Societal Cost Tests and Greenhouse Gas Adder

An October 9, 2015 Administrative Law Judge Ruling introduced a four-phase Commission staff proposal for updating the Commission’s cost-effectiveness framework:

  • Phase 1: Improve the existing cost-effectiveness framework.
  • Phase 2: Coordinate with the Distributed Resources Plan proceeding (Rulemaking (R.) 14-08-013) to improve the relationship between cost-effectiveness and actual system conditions.
  • Phase 3: Develop improved cost-effectiveness models and methods to more accurately reflect California policies and goals.
  • Phase 4: Expand the demand-side cost-effectiveness framework, in coordination with supply-side models, to create an all-source, all-technology valuation framework.

The CPUC Energy Division later developed a proposal, “Distributed Energy Resources Cost Effectiveness Evaluation: Societal Cost Test, Greenhouse Gas Adder, and Greenhouse Gas Co-Benefits” (Staff SCT Proposal). A workshop was held to discuss the proposal on September 22, 2016.

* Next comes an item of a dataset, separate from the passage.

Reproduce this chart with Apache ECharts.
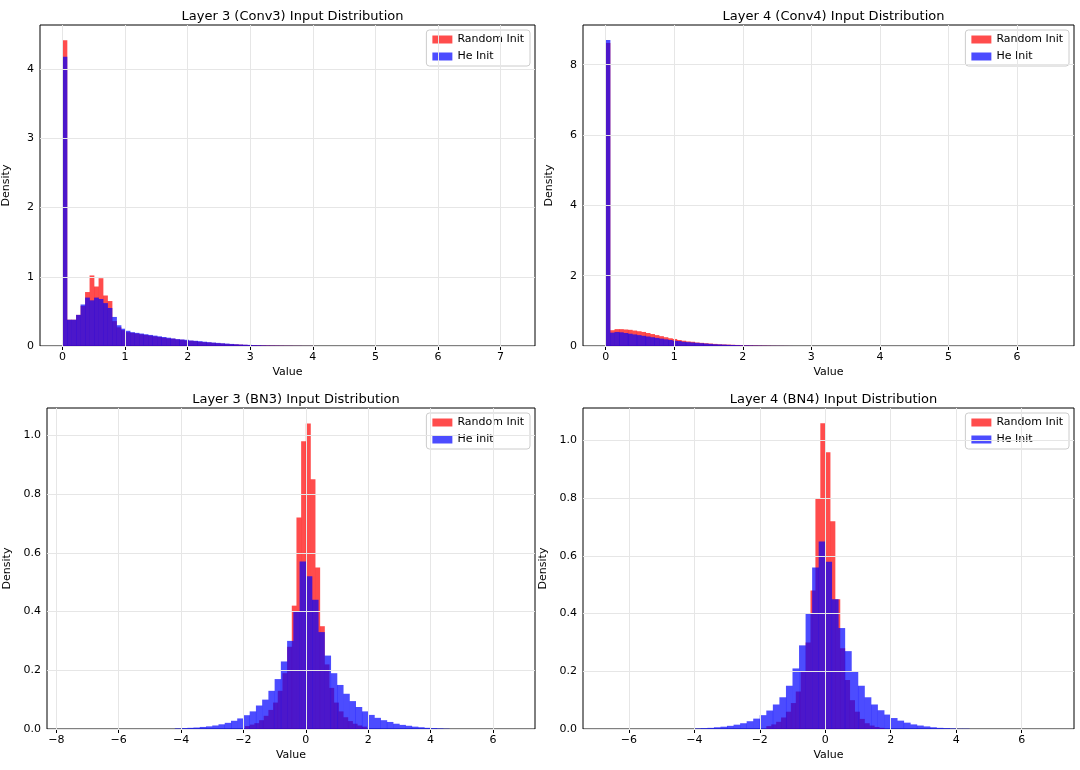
<!DOCTYPE html>
<html><head><meta charset="utf-8">
<script src="https://cdn.jsdelivr.net/npm/echarts@6/dist/echarts.min.js"></script>
<style>html,body{margin:0;background:#fff}#c{width:1080px;height:770px}</style>
</head><body><div id="c"></div>
<script>
// ---- data (histogram bins: start edge, bin width, densities) ----
const conv3RandStart = 0, conv3RandWidth = 0.072;
const conv3Rand = [4.42,0.38,0.38,0.45,0.58,0.78,1.02,0.86,0.98,0.73,0.65,0.36,0.27,0.23,0.2,0.19,0.18,0.17,0.16,0.15,0.14,0.13,0.12,0.11,0.105,0.095,0.09,0.08,0.075,0.07,0.06,0.055,0.05,0.045,0.04,0.035,0.03,0.027,0.024,0.02,0.017,0.015,0.012,0.01,0.008,0.007,0.006,0.005,0.004,0.003,0.003,0.002,0.002,0.001,0.001,0.001];
const conv3HeStart = 0, conv3HeWidth = 0.072;
const conv3He = [4.18,0.38,0.38,0.45,0.6,0.7,0.66,0.7,0.68,0.62,0.55,0.42,0.3,0.25,0.22,0.2,0.19,0.18,0.17,0.16,0.15,0.14,0.13,0.12,0.11,0.1,0.095,0.09,0.08,0.075,0.07,0.062,0.056,0.05,0.045,0.04,0.035,0.03,0.026,0.022,0.019,0.016,0.013,0.011,0.009,0.007,0.006,0.005,0.004,0.003,0.003,0.002,0.002,0.001,0.001,0.001];
const conv4RandStart = 0, conv4RandWidth = 0.065;
const conv4Rand = [8.62,0.45,0.48,0.48,0.47,0.46,0.44,0.42,0.4,0.37,0.34,0.31,0.28,0.25,0.22,0.2,0.17,0.15,0.13,0.12,0.1,0.09,0.08,0.07,0.06,0.05,0.045,0.04,0.035,0.03,0.025,0.02,0.017,0.014,0.011,0.009,0.007,0.005,0.004,0.003,0.002,0.001];
const conv4HeStart = 0, conv4HeWidth = 0.065;
const conv4He = [8.7,0.38,0.4,0.39,0.37,0.35,0.33,0.31,0.29,0.27,0.25,0.23,0.21,0.19,0.17,0.15,0.14,0.12,0.11,0.1,0.09,0.08,0.07,0.06,0.05,0.045,0.04,0.034,0.03,0.025,0.021,0.018,0.015,0.012,0.01,0.008,0.006,0.005,0.004,0.003,0.002,0.001];
const bn3RandStart = -1.95, bn3RandWidth = 0.15;
const bn3Rand = [0.01,0.015,0.02,0.03,0.045,0.065,0.09,0.13,0.19,0.28,0.42,0.72,0.98,1.04,0.85,0.55,0.35,0.22,0.14,0.09,0.06,0.04,0.027,0.018,0.012,0.008];
const bn3HeStart = -4.2, bn3HeWidth = 0.2;
const bn3He = [0.002,0.003,0.004,0.005,0.007,0.009,0.012,0.016,0.021,0.028,0.036,0.047,0.06,0.08,0.1,0.13,0.17,0.23,0.3,0.4,0.57,0.52,0.44,0.33,0.25,0.19,0.15,0.12,0.095,0.075,0.06,0.048,0.038,0.03,0.024,0.018,0.014,0.011,0.008,0.006,0.004,0.003,0.002,0.001];
const bn4RandStart = -1.8, bn4RandWidth = 0.15;
const bn4Rand = [0.01,0.016,0.025,0.04,0.06,0.09,0.13,0.2,0.3,0.48,0.8,1.06,0.96,0.72,0.45,0.28,0.17,0.1,0.06,0.035,0.02,0.012,0.007,0.004];
const bn4HeStart = -4.0, bn4HeWidth = 0.2;
const bn4He = [0.002,0.003,0.004,0.006,0.008,0.011,0.015,0.02,0.027,0.036,0.048,0.064,0.085,0.11,0.15,0.21,0.29,0.4,0.56,0.65,0.58,0.45,0.35,0.27,0.2,0.15,0.11,0.085,0.065,0.05,0.038,0.029,0.022,0.016,0.012,0.009,0.006,0.004,0.003,0.002,0.001,0.001];

const titles = ['Layer 3 (Conv3) Input Distribution','Layer 4 (Conv4) Input Distribution','Layer 3 (BN3) Input Distribution','Layer 4 (BN4) Input Distribution'];
const xTicks = [[0,1,2,3,4,5,6,7],[0,1,2,3,4,5,6],[-8,-6,-4,-2,0,2,4,6],[-6,-4,-2,0,2,4,6]];
const yTicks = [[0,1,2,3,4],[0,2,4,6,8],[0,0.2,0.4,0.6,0.8,1.0],[0,0.2,0.4,0.6,0.8,1.0]];
const xRange = [[-0.36,7.55],[-0.33,6.83],[-8.3,7.35],[-7.4,7.6]];
const yMax = [4.64,9.13,1.093,1.113];

const panels = [
  [[conv3RandStart,conv3RandWidth,conv3Rand],[conv3HeStart,conv3HeWidth,conv3He]],
  [[conv4RandStart,conv4RandWidth,conv4Rand],[conv4HeStart,conv4HeWidth,conv4He]],
  [[bn3RandStart,bn3RandWidth,bn3Rand],[bn3HeStart,bn3HeWidth,bn3He]],
  [[bn4RandStart,bn4RandWidth,bn4Rand],[bn4HeStart,bn4HeWidth,bn4He]]
];
const grids = [
  {left:40,top:25,width:495,height:321},
  {left:583,top:25,width:491,height:321},
  {left:47,top:408,width:488,height:321},
  {left:583,top:408,width:491,height:321}
];
const colors = ['rgba(255,0,0,0.7)','rgba(0,0,255,0.7)'];
const names = ['Random Init','He Init'];
const fmt = v => { let s = (Math.abs(v) < 1e-9 ? 0 : v); return String(s).replace('-','\u2212'); };
const fmtY = (i) => v => i >= 2 ? v.toFixed(1) : String(v);

const option = {animation:false, textStyle:{fontFamily:'DejaVu Sans'},
  title:[], grid:[], xAxis:[], yAxis:[], series:[], legend:[]};
grids.forEach((g,i)=>{
  option.grid.push(Object.assign({show:true,borderColor:'#000',borderWidth:1},g));
  option.title.push({text:titles[i],left:g.left+g.width/2,top:g.top-20,textAlign:'center',
    textStyle:{fontSize:13,fontWeight:'normal',color:'#000',fontFamily:'DejaVu Sans'}});
  option.xAxis.push({type:'value',gridIndex:i,min:xRange[i][0],max:xRange[i][1],
    name:'Value',nameLocation:'middle',nameGap:21,nameTextStyle:{fontSize:11,color:'#000'},
    axisLine:{show:false},splitLine:{show:false},
    axisTick:{show:true,customValues:xTicks[i],lineStyle:{color:'#000'},length:4},
    axisLabel:{customValues:xTicks[i],formatter:fmt,color:'#000',fontSize:11,margin:6}});
  option.yAxis.push({type:'value',gridIndex:i,min:0,max:yMax[i],
    name:'Density',nameLocation:'middle',nameGap:i>=2?34:28,nameTextStyle:{fontSize:11,color:'#000'},
    axisLine:{show:false},splitLine:{show:false},
    axisTick:{show:true,customValues:yTicks[i],lineStyle:{color:'#000'},length:4},
    axisLabel:{customValues:yTicks[i],formatter:fmtY(i),color:'#000',fontSize:11,margin:6}});
  // grid lines
  option.series.push({type:'line',xAxisIndex:i,yAxisIndex:i,data:[],silent:true,z:0,
    markLine:{silent:true,symbol:'none',label:{show:false},animation:false,
      lineStyle:{color:'#e6e6e6',type:'solid',width:1},
      data:xTicks[i].map(v=>({xAxis:v})).concat(yTicks[i].map(v=>({yAxis:v})))}});
  panels[i].forEach((p,k)=>{
    const [st,w,vals] = p;
    const data = vals.map((v,j)=>[st+j*w, st+(j+1)*w, v]);
    option.series.push({type:'custom',name:names[k],xAxisIndex:i,yAxisIndex:i,z:2+k,
      itemStyle:{color:colors[k]},
      encode:{x:[0,1],y:2},
      data,
      renderItem:(params,api)=>{
        const a = api.coord([api.value(0),api.value(2)]);
        const b = api.coord([api.value(1),0]);
        return {type:'rect',shape:{x:a[0],y:a[1],width:b[0]-a[0]+0.3,height:b[1]-a[1]},
          style:{fill:colors[k]}};
      }});
  });
  option.legend.push({data:names.map((n,k)=>({name:n,itemStyle:{color:colors[k]}})),
    orient:'vertical',right:1080-(g.left+g.width)+5,top:g.top+5,icon:'rect',itemWidth:20,itemHeight:8,
    itemGap:6,padding:[4,6],borderColor:'#ccc',borderWidth:1,borderRadius:3,backgroundColor:'rgba(255,255,255,0.8)',
    textStyle:{fontSize:11,color:'#000'},selectedMode:false});
});
echarts.init(document.getElementById('c')).setOption(option);
</script></body></html>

The Judge issued a subsequent Ruling on April 3, 2017 proposing an interim Greenhouse Gas Adder given the urgency of updating the Avoided Cost Calculator before the next Energy Efficiency Potential and Goals Study. The adder would be used in the Avoided Cost Calculator when analyzing the cost-effectiveness of distributed energy resources. The Ruling included a proposal from the Energy Division that assigned a value of the adder from 2018 to 2030 based on outputs from the RESOLVE model, based on unspecified inputs and assumptions. After receiving party comment, the Commission issued Decision (D.) 17-08-022 on August 24, 2017 that adopted a series of values based upon the California Air Resources Board Cap-and-Trade Allowance Price Containment Reserve (APCR) Price as an interim greenhouse gas adder value with a sunset date of May 1, 2018, with the option to extend for up to one year. Development of a permanent greenhouse gas adder would be considered in the future, in coordination with the Integrated Resource Planning proceeding (R.16-02-007).

ORA Position

In response to the ALJ Ruling regarding a Societal Cost Test (SCT), ORA recommended the Commission should continue work to elaborate the SCT to use as a key measure of DER cost-effectiveness and adopt guiding principles to orient its reexamination of the DER cost-effectiveness framework. ORA recommended that the cost-effectiveness framework should be consistent with state policy goals and objectives and consistent across DERs to enable optimal allocation of resources. Furthermore, ratepayer funded DERs should broadly benefit society as a whole, while guarantying that ratepayers do not bear an unreasonable burden for California’s societal goals and benefit both program participants and non-participants. ORA also underlined that the cost-effectiveness tests chosen should be based on the DER’s respective intended use. Finally, ORA agreed that cost-effectiveness should be evaluated before approval of rate-payer funded DERs, but that the Commission should also require verification of the cost-effectiveness after projects are implemented.

In response to the Energy Division Staff SCT proposal, ORA commented that the RESOLVE model's inputs and assumptions have not been published by Staff, vetted by stakeholders, or entered into the record of R.16-02-007. The Utilities and ORA recommend the use of the Cap-and-Trade APCR Price as an interim value for the greenhouse gas adder. The Cap-and-Trade APCR Price is a cost-containment mechanism, which includes a set-aside pool of allowances that can only be purchased by covered entities at set prices. ORA supported the adoption of a date certain for the interim value to end. ORA suggested this sunset date should be either the deadline for the next scheduled update of the avoided cost calculator or the adoption of an applicable greenhouse gas abatement marginal cost in R.16-02-007.